Deswegen sind wir auch strikt dagegen, im Zuge der Grundrente zum zweiten Mal in dieser Legislatur die Beiträge zur Arbeitslosenversicherung zu senken.

(Beifall bei der LINKEN)

Die Beschäftigten haben von diesen paar Euro fünfzig überhaupt nichts, es geht wieder einmal ausschließlich darum, die Arbeitgeber zu entlasten.

(Dr. Matthias Zimmer [CDU/CSU]: Die haben davon auch nicht viel!)

Aber genau die dürfen sich in Zeiten der Krise eben keinen schlanken Fuß machen.

(Beifall bei der LINKEN – Kai Whittaker [CDU/CSU]: Das ist doch falsch, was Sie sagen!)

Ich höre an Ihrem Zwischengeschrei genau das, was ich mir gedacht habe. Sie schreien im Chor mit den Unternehmen, dass das alles nicht finanzierbar wäre usw. Aber erstens gibt es genügend Rücklagen in der Arbeitslosenversicherung, wenn man sie nicht dauernd demontieren würde.

(Dr. Matthias Zimmer [CDU/CSU]: Deswegen senken wir ja auch!)

Und zweitens stellen Sie diese Frage komischerweise nie, wenn es darum geht, die Unternehmen mit Milliarden von Steuergeschenken zu beglücken.

(Beifall bei der LINKEN – Zuruf der Abg. Kai Whittaker [CDU/CSU])

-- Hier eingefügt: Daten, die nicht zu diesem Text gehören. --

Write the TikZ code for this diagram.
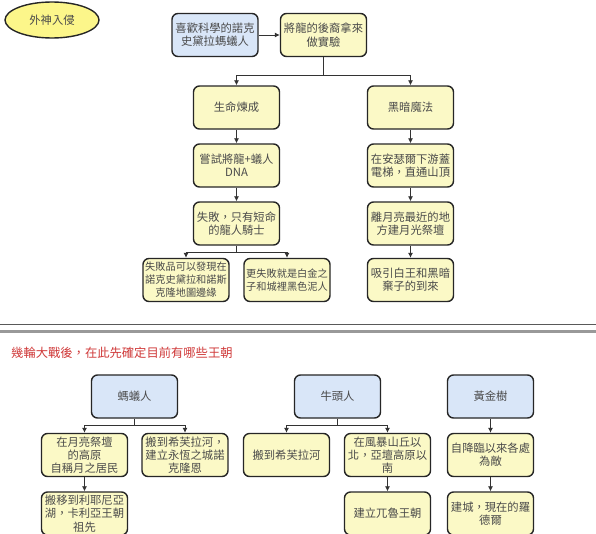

Wir haben in Deutschland kein Problem mit der Wettbewerbsfähigkeit, sonst wären wir nicht Exportweltmeister. Wir haben ein Problem mit sozialer Ungerechtigkeit. – Da können Sie noch so schreien, Herr Whittaker.

(Beifall bei der LINKEN)

Soziale Unsicherheit erodiert gesellschaftlichen Zusammenhalt. Deswegen, liebe Bundesregierung: Es ist keine Zeit mehr für den kleinsten gemeinsamen Kompromiss, große Würfe sind notwendig. Die Linke sagt: als Minimalschutz die sanktionsfreie Mindestsicherung und darüber hinaus das neue Arbeitslosengeld und Arbeitslosengeld Plus.

(Beifall bei der LINKEN)

Bevor gleich wieder der Vorwurf kommt: Natürlich steht weiterhin der Kampf für gute, tariflich bezahlte Arbeit an erster Stelle. Deswegen von dieser Stelle aus solidarische Grüße an all die Kolleginnen und Kollegen, die für ihre Arbeitsplätze, die für gute Arbeit demonstrieren, heute die Kolleginnen und Kollegen des Bayerischen Rundfunks.

Vielen Dank.

(Beifall bei der LINKEN)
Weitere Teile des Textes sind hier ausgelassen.